Label

Domaine Bernard Faurie

HermitageFrance

Bernard Faurie is among the most quietly serious producers on the Hermitage hill, farming small parcels across the appellation's most storied lieux-dits and bottling them with minimal intervention and no concession to fashion.


History

Bernard Faurie is a small, family-run domaine based in Tain-l'Hermitage, in the northern Rhône. Faurie represents the kind of estate that has always existed on the hill but rarely attracts the noise that surrounds better-marketed neighbors: a grower working inherited parcels, selling much of his fruit for decades before gradually shifting toward estate bottling. The domaine remains modest in scale and essentially unchanged in character under Bernard's stewardship. Succession has moved to the next generation, with his son Thomas Faurie now increasingly central to the operation, though the estate retains its identity as a family concern without corporate involvement or outside investment.

Vineyards

Faurie holds parcels across several of Hermitage's most distinguished lieux-dits, including Bessards, Méal, and Greffieux. Bessards, on the western granite flank of the hill, is the source of Hermitage's most muscular, long-lived Syrah; Méal, to the east, sits on sandy soils over decomposed limestone and contributes aromatic lift and finesse; Greffieux, lower on the slope, is clay-influenced and adds weight and flesh.

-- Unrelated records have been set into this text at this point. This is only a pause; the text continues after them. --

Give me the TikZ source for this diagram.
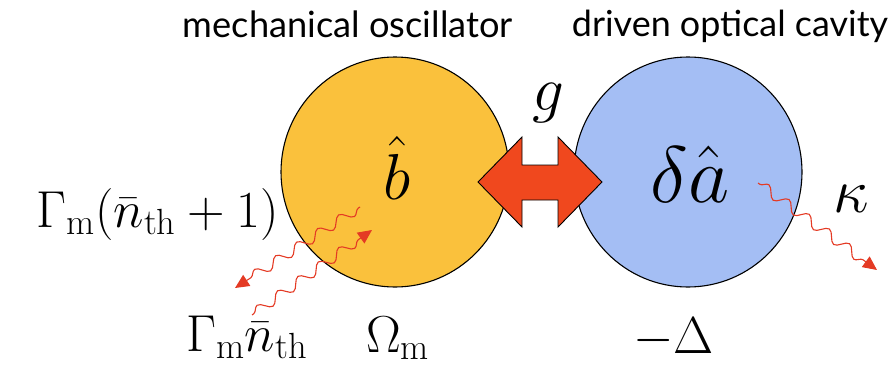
\RequirePackage{fix-cm}
\documentclass[tikz,border=0pt]{standalone}
\usepackage{fontspec}
\newfontfamily\titlefont{Lato}
\usetikzlibrary{arrows.meta,decorations.pathmorphing}
\definecolor{mechyellow}{RGB}{250,193,60}
\definecolor{cavblue}{RGB}{164,190,244}
\definecolor{arrowred}{RGB}{240,72,30}
\definecolor{wavered}{RGB}{228,58,36}
\tikzset{
  mode/.style={draw=black, line width=1.1pt, inner sep=0pt},
  lbl/.style={inner sep=0pt, text=black},
  wave/.style={draw=wavered, line width=1.1pt, decorate,
    decoration={snake, segment length=25pt, amplitude=5pt, pre length=2pt, post length=12pt},
    -{Triangle[length=14pt,width=13pt,fill=wavered]}},
  coupling/.style={fill=arrowred, draw=black, line width=0.9pt, line join=miter}
}
\begin{document}
\begin{tikzpicture}[x=1pt,y=-1pt]
\useasboundingbox (0,0) rectangle (896,364);
% oscillator and cavity
\coordinate (osc) at (395,172);
\coordinate (cav) at (688,172);
\draw[mode, fill=mechyellow] (osc) ellipse [x radius=114, y radius=115];
\draw[mode, fill=cavblue] (cav) ellipse [x radius=114, y radius=115];
% coupling double arrow
\coordinate (c) at (540,182);
\draw[coupling] (478,182) -- (522,137) -- (522,165) -- (558,165) -- (558,137)
  -- (602,182) -- (558,227) -- (558,200) -- (522,200) -- (522,227) -- cycle;
% titles
\node[lbl, anchor=base] (t1) at (348,37) {\resizebox{330pt}{!}{\titlefont mechanical oscillator}};
\node[lbl, anchor=base] (t2) at (730,37) {\resizebox{316pt}{!}{\titlefont driven optical cavity}};
% mode labels
\node[lbl, anchor=base] (bhat) at (397,199) {\fontsize{65}{70}\selectfont $\hat{b}$};
\node[lbl, anchor=base] (ahat) at (690,202) {\fontsize{80}{86}\selectfont $\delta\hat{a}$};
\node[lbl, anchor=base] (g) at (548,110) {\fontsize{63}{70}\selectfont $g$};
\node[lbl, anchor=base] (kappa) at (851,212) {\fontsize{63}{70}\selectfont $\kappa$};
% rate labels
\node[lbl, anchor=base east] (gup) at (279,227) {\fontsize{52}{60}\selectfont $\Gamma_\mathrm{m}(\bar{n}_\mathrm{th}+1)$};
\node[lbl, anchor=base west] (gdown) at (186,351) {\fontsize{52}{60}\selectfont $\Gamma_\mathrm{m}\bar{n}_\mathrm{th}$};
\node[lbl, anchor=base west] (om) at (366,352) {\fontsize{52}{60}\selectfont $\Omega_\mathrm{m}$};
\node[lbl, anchor=base west] (det) at (633,353) {\fontsize{52}{60}\selectfont $-\Delta$};
% wavy arrows
\coordinate (w1s) at (360,207);
\coordinate (w1e) at (235,288);
\coordinate (w2s) at (252,315);
\coordinate (w2e) at (372,230);
\coordinate (w3s) at (758,183);
\coordinate (w3e) at (877,270);
\draw[wave] (w1s) -- (w1e);
\draw[wave] (w2s) -- (w2e);
\draw[wave] (w3s) -- (w3e);
\end{tikzpicture}
\end{document}
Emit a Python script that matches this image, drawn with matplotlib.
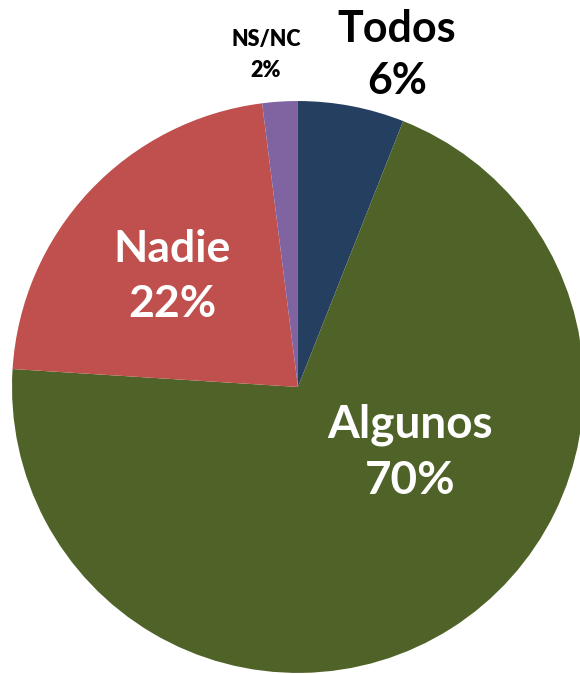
import matplotlib
matplotlib.use("Agg")
import matplotlib.pyplot as plt

labels = ["Todos", "Algunos", "Nadie", "NS/NC"]
values = [6, 70, 22, 2]
colors = ["#243F60", "#4F6228", "#C0504D", "#8064A2"]

fig = plt.figure(figsize=(5.8, 6.74), dpi=100)
ax = fig.add_axes([0.0207, 0.0015, 0.986, 0.8487])
ax.pie(values, colors=colors, startangle=90, counterclock=False, radius=1,
       wedgeprops=dict(linewidth=0))
ax.set_xlim(-1, 1)
ax.set_ylim(-1, 1)
ax.set_aspect("equal")
ax.axis("off")

font = ["Lato", "DejaVu Sans"]
txt = [
    (labels[0], values[0], 0.346, 1.161, "black", 31, 1.35, "bold"),
    (labels[1], values[1], 0.392, -0.231, "white", 33, 1.42, "bold"),
    (labels[2], values[2], -0.44, 0.385, "white", 32, 1.45, "bold"),
    (labels[3], values[3], -0.112, 1.161, "black", 15.5, 1.55, "heavy"),
]
for name, v, x, y, c, fs, ls, w in txt:
    ax.text(x, y, f"{name}\n{v}%", ha="center", va="center", color=c,
            fontsize=fs, fontweight=w, family=font, clip_on=False,
            linespacing=ls)

fig.savefig("out.png", dpi=100)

The combination of sites across different soil types and exposures is reflected in the domaine's practice of bottling these lieux-dits both blended and separately, giving buyers a rare comparative view of the hill. Specific farming certifications are not publicly documented, but the estate is understood to work the vineyards with care and low intervention consistent with small-grower practice in the appellation.

Winemaking

Faurie's cellar work is conservative in the best sense. Fermentation is traditional, with the reds vinified in a way that respects the structure of Bessards granite while not chasing extraction for its own sake. Aging takes place in a mix of older barrels and larger vessels, with new oak kept to a minimum so that the character of each site reads clearly in the finished wine. The whites, produced from Marsanne, follow a similar logic: fermented and aged without excessive manipulation, with enough time in barrel to build the waxy, lanolin-edged texture that good Hermitage Blanc develops. The domaine bottles several cuvées distinguished by their lieu-dit origin, including a straight Bessards, a Bessards and Méal blend, and a Greffieux and Bessards blend, each offering a distinct reading of the hill rather than a single house-blend interpretation. Filtration practice and precise aging durations are not publicly detailed.